Critics of a controversial mineral exploration project north of Haines say the proposed mine isn’t viable. A new report says Constantine’s Palmer Project relies on selling a mineral that other mines bury as waste.
Constantine’s Palmer Project promises to be a diverse metals mine with copper, gold, zinc and silver. But its viability also rests on selling a colorless mineral called barite. It is used on drilling rigs so it is sought after by the oil and gas sector. Except a recently released report says there’s no market for barite.
Rivers Without Borders in Juneau contracted a study from a Montana-based mining consultant to see if the company’s preliminary economic assessment holds up to scrutiny.
“They don’t have a port to export barite from,” said Chris Zimmer of Rivers Without Borders.
“They don’t have any buyers. The market is fairly well saturated with barite. Oil and gas drilling is, as we know here in Alaska, taken a dive, the oil market crashed. We’re not seeing any expansion there.”
Rivers Without Borders is battling the company’s mineral exploration efforts in federal court.
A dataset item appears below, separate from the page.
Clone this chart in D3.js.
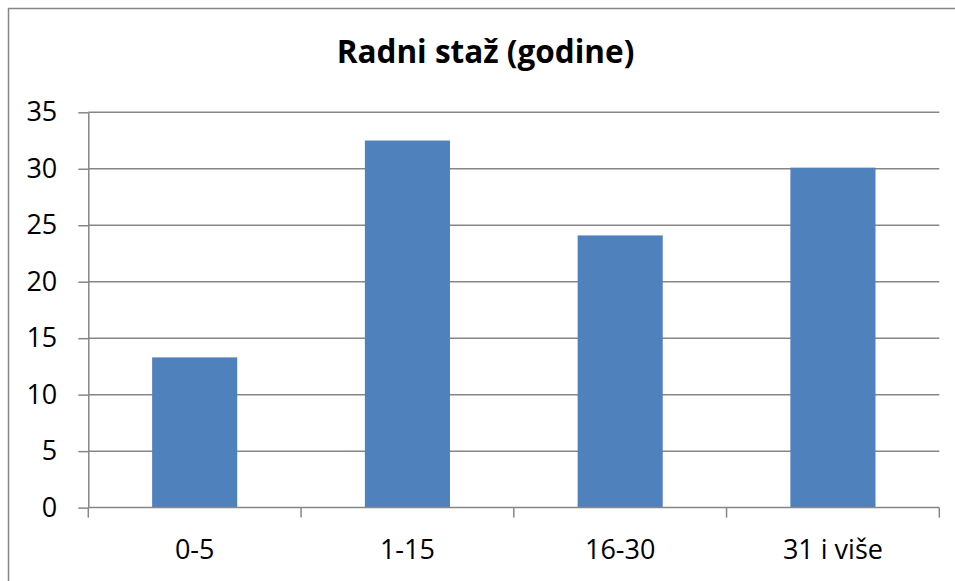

They argue that mining could harm the Chilkat River’s salmon run.
But many Lynn Canal residents hope a metals mine could bring high paying jobs to the region. Constantine’s CEO Garfield MacVeigh told them the project had strong prospects at a mining forum in March.
“Right now you can wrap your arms around ten to fifteen years of mine life, but the opportunity at Palmer is a lot more than that. That get the geologists in the group that I work with excited,” he said.
Environmentalists aren’t often concerned about a mining company’s healthy bottom line. But Zimmer says a bankrupt mining company is a threat to the ecology. He says he’s seen junior mining companies aim high and fail.
“A number of them go bankrupt before the projects get to completion, and it just leaves a kind of a divided torn up community and environmental mess behind and a legacy that the taxpayers have to pay for to clean up,” he said.
Constantine’s economic projections assume barite will fetch $220 a metric ton. But according to federal commodity tables, barite hasn’t topped $194 dollars in five years. KHNS reached out to a number of mineral commodity specialists and investment companies. None of them monitor barite as a saleable commodity.
But it is part of Southeast Alaska’s geology. Hecla Greens Creek Mine on Admiralty Island is the largest in the region. But the barite there either stays in the ground or ends up as tailings. It’s a waste product; they don’t sell it.
“Barite that exists in our orebody is not recovered as a saleable product and thus would end up primarily in our tailings. Approximately half of our tailings is mixed with cement and placed underground and the remainder is placed in our dry-stack facility,” Hecla Greens Creek Manager of Government and Community Relations Mike Satre wrote in an email.
Constantine declined an interview to discuss barite. Or the findings of the Rivers Without Borders report. But in a statement company Vice President of Community and External Affairs Liz Cornejo defended Palmer Project’s economic assessment. She says the independent engineers and geoscientists that worked on it are governed by professional ethics and are unbiased. She questioned whether the study commissioned by Rivers Without Borders applied the same standard in its review.
“ It is important to remember that the Palmer Project is still in the advanced exploration stage. There are and will be many ongoing environmental, engineering and exploration campaigns necessary to complete the analysis of a feasible project,” she wrote.
Constantine Metal Resources has been seeking cash to continue operations. It took out more than $600,000 in loans at 12% interest last year. Its stock price plunged last summer and hasn’t recovered. It’s unclear whether exploration drilling will resume this summer.